Pollo Las Abuelas. 11444 Menchaca Road. 737-228-7449, pollolasabuelas.com. Head to this trailer in far South Austin for some of the best fried chicken sandwiches in the city.


Quality Seafood Market. 5621 Airport Blvd. 512-452-3820, qualityseafoodmarket.com. The expanded dining room gives the fish market and restaurant an airier and brighter feel, but this is still an elbows-on-the-table, cold beer and Gulf oysters kind of place.


Saffron. 3616 Far West Blvd. 512-241-1732; 3201 Bee Caves Road, No. 148. 512-329-0234, saffronaustin.com. Co-owner Thiniso Tashi was raised in Northeast India by a Tibetan father and Nepalese mother, and the menu at his restaurant straddles Tibet and Nepal, with one foot in India and one in China. Get the goat stew and achari chicken.


Stiles Switch BBQ & Brew. 6610 N. Lamar Blvd. 512-380-9199, stilesswitchbbq.com. One of the best quality-barbecue-to-line ratios you will encounter the week of SXSW and most other weeks, as well.


Tan My. 1601 Ohlen Road. 512-832-9585. The pho at this family-owned Vietnamese restaurant has depth and character, and a marinade of soy sauce, garlic and a splash of fish sauce elevates the charbroiled pork into transcendent meat candy.

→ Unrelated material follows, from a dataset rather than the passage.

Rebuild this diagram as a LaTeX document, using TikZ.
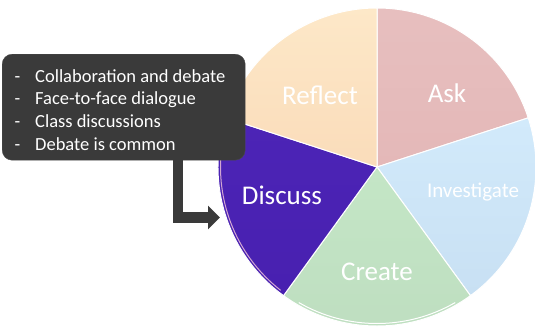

Taste of Ethiopia. 1100 Grand Ave. Parkway, Pflugerville. 512-251-4053, tasteofethiopiaaustin.com. Woinee Mariam imbues her food with a motherly affection that warms guests as much as the ubiquitous Ethiopian berbere spice, national dish of doro wot and stewed beef tibs.


Thai Kun. 11601 Rock Rose Ave. 512-719-3332, thaikun.com. I love the juxtaposition: A tame, open-air mall, a monument to consumerism (the Domain Northside), houses a traditional Thai restaurant serving up some seriously spicy food. It’s unexpected, a bit perplexing and pretty awesome.


Titaya's. 5501 N. Lamar Blvd. 512-458-1792, titayasthaicuisine.com. The fibrous snap of bamboo strips and zucchini fills a green curry warmed with serrano peppers and sweetened with coconut milk in one of several very good curries at Titaya’s, one of Austin’s most popular Thai restaurants.